Question

A cyclist travels a distance of 1 km in the first hour, 0.5 km in the second hour and 0.3 km in the third hour. What is the average speed in $\dfrac{{km}}{{hr}}$ and $\dfrac{m}{{\sec }}$ ?

Answer 1

Average speed: The average speed of something is calculated by dividing the total distance travelled by the total time it took to travel that distance.
So, we will apply a mathematical formula for it and keep the given value in the formula.

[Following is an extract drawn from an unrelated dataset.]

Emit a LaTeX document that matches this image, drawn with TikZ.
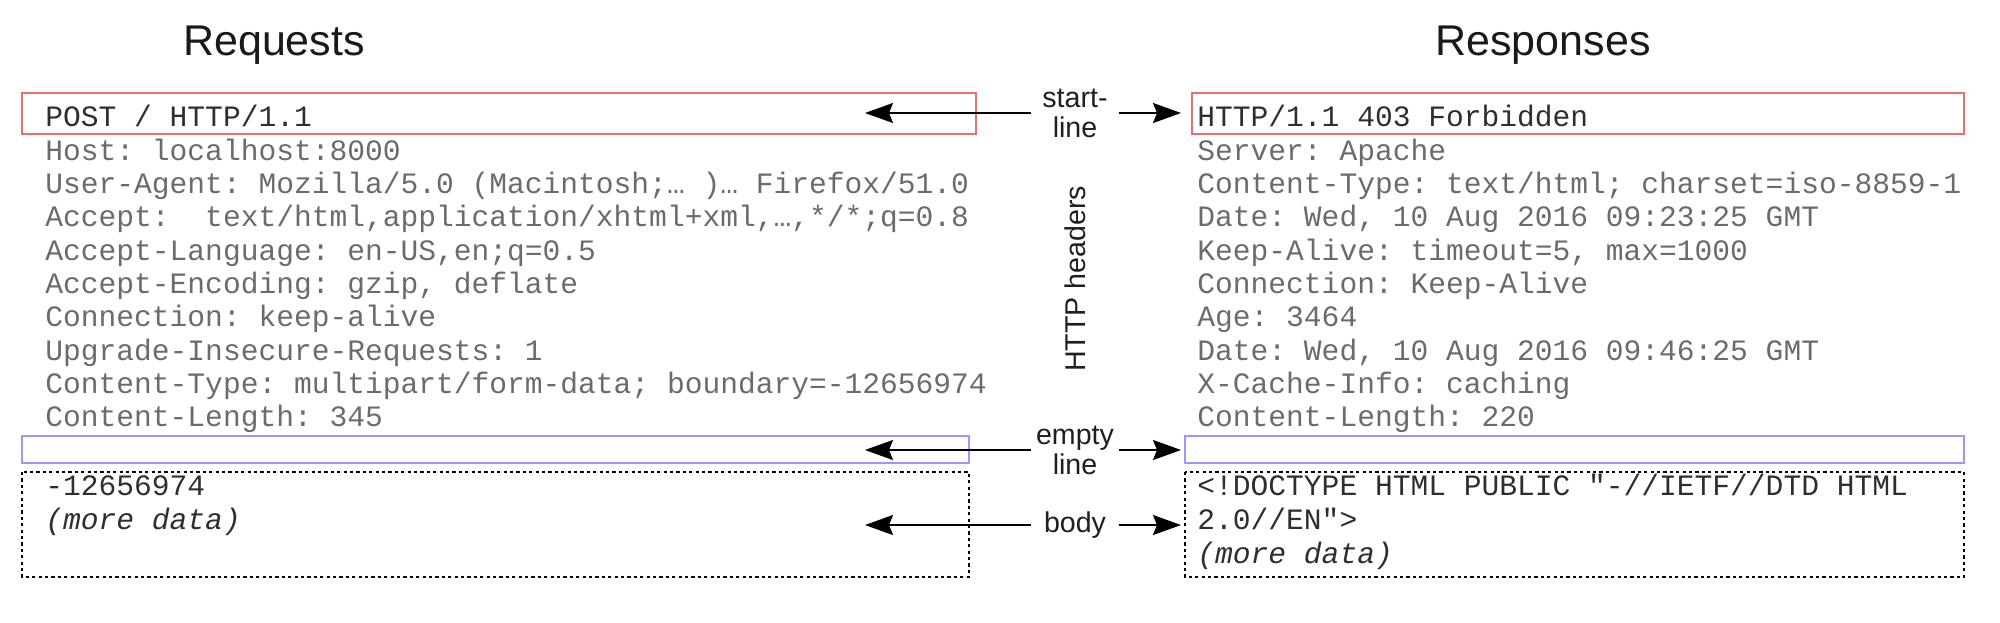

Complete step by step solution:
Given that,
Distance covered in the first hour is 1 km.
Distance covered in the second hour is 0.5km.
Distance covered in the third hour is 0.3km.
The total distance travelled $= 1{\text{ }}km + 0.5{\text{ }}km + 0.3{\text{ }}km = 1.8{\text{ }}km.$
Total time taken $= 1hr + 1hr + 1hr = 3hr$
Now, $Average{\text{ }}speed = \dfrac{{Total{\text{ }}distance{\text{ }}traveled}}{{Total{\text{ }}time{\text{ }}taken}}$
So, keeping value in it,
$Average{\text{ }}speed = \dfrac{{1.8}}{3}$
$= 0.6km{h^{ - 1}}$
Now let's convert $kmh{r^{ - 1}}$ to $m{\sec ^{ - 1}}$
Since,
We know $1{\text{ }}km = 1000{\text{ }}m$
and $1hr = \left( {60 \times 60} \right)s{\text{ }} = 3600s$
So, $1kmh{r^{ - 1}} = \dfrac{{1000}}{{60 \times 60}}$
Now convert above calculated value:
So, $0.6\dfrac{{km}}{{hr}} = 0.6 \times \dfrac{{1000}}{{3600}}$
$\Rightarrow 0.6 \times \dfrac{{1000}}{{3600}} = \dfrac{{600}}{{3600}}$
$= \dfrac{1}{6}m{s^{ - 1}}$

Note:
Newton's first law asserts that if a body is at rest or moving in a straight path at a constant speed, it will remain at rest or continue to move in a straight line at a constant speed until acted upon by a force. The law of inertia is the name given to this concept. The second law of Newton is a quantitative description of the effects that a force can have on a body's motion. It asserts that the force imposed on a body equals the time rate of change of its momentum in both magnitude and direction. The product of a body's mass and velocity determines its momentum.